The article, “Disrupting Terrorist Assassinations Through Situational Crime Prevention,” expanded upon previous research by Ronald Clarke and Graeme Newman in their 2006 book “Outsmarting the Terrorists.” In it, they present techniques of SCP that can be applied to terrorism as well as acronyms for assessing target vulnerability and terrorist weapon selection.

Mandala and Freilich analyzed a number of variables provided by the GTD in addition to new variables that corresponded with their hypotheses. These variables include:  whether security responded to terrorists during the attack; whether a sticky bomb was used; whether the target was inside or outside when attacked; whether the target was at work or engaging in work activities when attacked; whether the target was inside a motor vehicle during the attack; whether the target was traveling in a motorcade; whether others (i.e., witnesses, body guards), other than the target, were present at the scene of the attack; and whether the terrorists were in close proximity (i.e., point-blank range) to the target when they attacked.

Using these variables in combination with GTD data, the researchers found that security responsiveness is a crucial part of preventing assassinations. The simple presence of security personnel did not have a significant effect but their ability to take action in an attack scenario did. The researchers emphasized the importance of security training with these findings, stating that personnel must be trained to recognize and respond to attack situations.
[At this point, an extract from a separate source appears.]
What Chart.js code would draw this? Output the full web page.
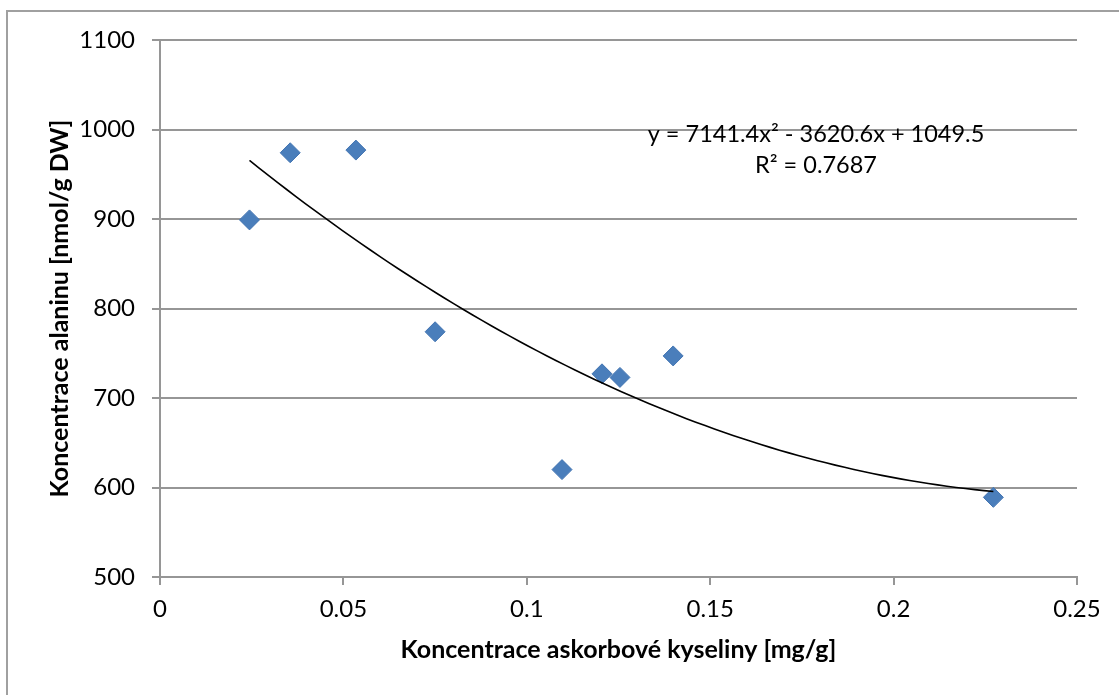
<!DOCTYPE html>
<html>
<head>
<meta charset="utf-8">
<title>Alanin vs. askorbová kyselina</title>
<script src="https://cdn.jsdelivr.net/npm/chart.js@4/dist/chart.umd.min.js"></script>
<style>
  html, body { margin: 0; padding: 0; background: #fff; overflow: hidden; }
  #wrap { position: relative; width: 1119px; height: 695px; }
  #frame {
    position: absolute; left: 6px; top: 10px; right: 0; bottom: 0;
    border-left: 2px solid #a0a0a0; border-top: 2px solid #a0a0a0;
    pointer-events: none;
  }
  canvas { position: absolute; left: 0; top: 0; }
</style>
</head>
<body>
<div id="wrap">
  <canvas id="chart" width="1119" height="695"></canvas>
  <div id="frame"></div>
</div>
<script>
// Measured samples: ascorbic acid (mg/g) vs. alanine (nmol/g DW)
const ascorbic = [0.0244, 0.0355, 0.0534, 0.0750, 0.1096, 0.1205, 0.1254, 0.1399, 0.2272];
const alanine = [899, 974, 977, 774, 620, 727, 723, 747, 589];

// Polynomial trendline (2nd order) as printed on the chart
const trendCoef = [7141.4, -3620.6, 1049.5];
const trendLabel = ["y = 7141.4x\u00B2 - 3620.6x + 1049.5", "R\u00B2 = 0.7687"];

const xTickLabels = ["0", "0.05", "0.1", "0.15", "0.2", "0.25"];
const yTickLabels = ["500", "600", "700", "800", "900", "1000", "1100"];

const xTitle = "Koncentrace askorbové kyseliny [mg/g]";
const yTitle = "Koncentrace alaninu [nmol/g DW]";

const FONT = "Lato";
const GRID = "#969696";

const points = ascorbic.map((x, i) => ({ x: x, y: alanine[i] }));

// trendline evaluated across the range of the measured x values
const xMin = Math.min(...ascorbic);
const xMax = Math.max(...ascorbic);
const trend = [];
for (let i = 0; i <= 80; i++) {
  const x = xMin + (xMax - xMin) * i / 80;
  trend.push({ x: x, y: trendCoef[0] * x * x + trendCoef[1] * x + trendCoef[2] });
}

// trendline equation + R² above the curve
const equationLabel = {
  id: "equationLabel",
  afterDraw(chart) {
    const ctx = chart.ctx;
    ctx.save();
    ctx.fillStyle = "#000";
    ctx.font = "23.5px " + FONT;
    ctx.textAlign = "center";
    ctx.textBaseline = "alphabetic";
    ctx.fillText(trendLabel[0], 816, 142);
    ctx.fillText(trendLabel[1], 816, 173);
    ctx.restore();
  }
};

new Chart(document.getElementById("chart"), {
  type: "scatter",
  data: {
    datasets: [
      {
        label: "Trend",
        data: trend,
        showLine: true,
        borderColor: "#000",
        borderWidth: 1.6,
        pointRadius: 0,
        order: 0
      },
      {
        label: "Alanin",
        data: points,
        pointStyle: "rectRot",
        pointRadius: 10,
        backgroundColor: "#4A7EBB",
        borderColor: "#4375B2",
        borderWidth: 1,
        order: 1
      }
    ]
  },
  options: {
    responsive: false,
    animation: false,
    devicePixelRatio: 1,
    layout: { padding: { left: 0, top: 40, right: 42, bottom: 0 } },
    plugins: {
      legend: { display: false },
      tooltip: { enabled: false }
    },
    scales: {
      x: {
        type: "linear",
        min: 0,
        max: 0.25,
        afterFit(scale) { scale.height = 118; },
        afterBuildTicks(scale) {
          scale.ticks = xTickLabels.map((t) => ({ value: parseFloat(t) }));
        },
        ticks: {
          padding: 10,
          color: "#000",
          font: { family: FONT, size: 24 },
          maxRotation: 0,
          callback: (v, i) => xTickLabels[i]
        },
        grid: {
          drawOnChartArea: false,
          drawTicks: true,
          tickLength: 8,
          color: GRID,
          lineWidth: 2
        },
        border: { color: GRID, width: 2 },
        title: {
          display: true,
          text: xTitle,
          color: "#000",
          font: { family: FONT, size: 25, weight: "bold" },
          padding: { top: 0, bottom: 30 }
        }
      },
      y: {
        type: "linear",
        min: 500,
        max: 1100,
        afterFit(scale) { scale.width = 160; },
        afterBuildTicks(scale) {
          scale.ticks = yTickLabels.map((t) => ({ value: parseFloat(t) }));
        },
        ticks: {
          padding: 17,
          color: "#000",
          font: { family: FONT, size: 24 },
          callback: (v, i) => yTickLabels[i]
        },
        grid: {
          drawTicks: true,
          tickLength: 8,
          color: GRID,
          lineWidth: 2
        },
        border: { color: GRID, width: 2 },
        title: {
          display: true,
          text: yTitle,
          color: "#000",
          font: { family: FONT, size: 25, weight: "bold" },
          padding: { top: 45, bottom: 0 }
        }
      }
    }
  },
  plugins: [equationLabel]
});
</script>
</body>
</html>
According to additional analysis, terrorists are more likely to select firearms in assassinations because of simplicity and accessibility. These conclusions suggest that firearm regulations, as well as metal detectors at entry and exit points could be key factors in SCP.

Mandala and Freilich also found that a target either inside a building or inside a motor vehicle is less likely to be attacked than a target outside. The research suggests that this may be because of increased control of the target’s environment indoors. 

Assassination attempts are also proven to be more successful when multiple fatalities occur during the attack and when the target is in close proximity to the attacker.